Does that offer comfort to Patanjali’s human condition?

‘Absolutely! That is comfort. Loneliness is always part of the human condition. The commonplace is: you are born alone and die alone. That is true, but more importantly, when it comes to the deepest meaning of your life, your deepest motivation, you are alone in the face of a mystery. That is archetypically a desert trip, you just have to endure it. Albert Schweizer (physician and philosopher, ed.) was with his wife for a long time and finally concluded that he did not know her. That’s how I experience it too. But you can solve loneliness through experiences of resonance.’

What is your message to future generations?

‘Follow your heart. That’s the only thing. I now teach at the Bildung Academy, where the students are searching boys and girls in their 20s. I tell them: you think you have to become what the outside world expects you to be. Do you want to stop doing that? Look what the outside world has made of it: you don’t want to participate in that, do you? So follow your heart. Make it sweet and beautiful. I tell them that, as a warrior.’

What is a man to do when he feels the end approaching?
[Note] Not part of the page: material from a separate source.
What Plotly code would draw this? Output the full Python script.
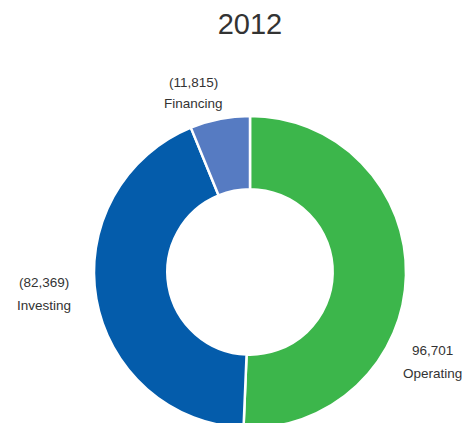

“It is useless to say: Cease hatred and lust. They always accompany us. You cannot get rid of it just before you die if you have not practiced it before. Many elderly people have become hardened. They pretend to have seen everything, know everything. Most die angry, according to a study of hospices. Your question puts me facing that field. (silence) I would say: calm down, become quiet. Practice enjoying something, even just a blade of grass. And ask yourself: to whom can I give my heart in the face of death? Continue to marvel, until the very end, there are so many beautiful things in this existence. Once you are amazed, try to express it in connection with someone else. Then you stutter, always, if you stutter you are doing a good job. We cannot understand the mystery.’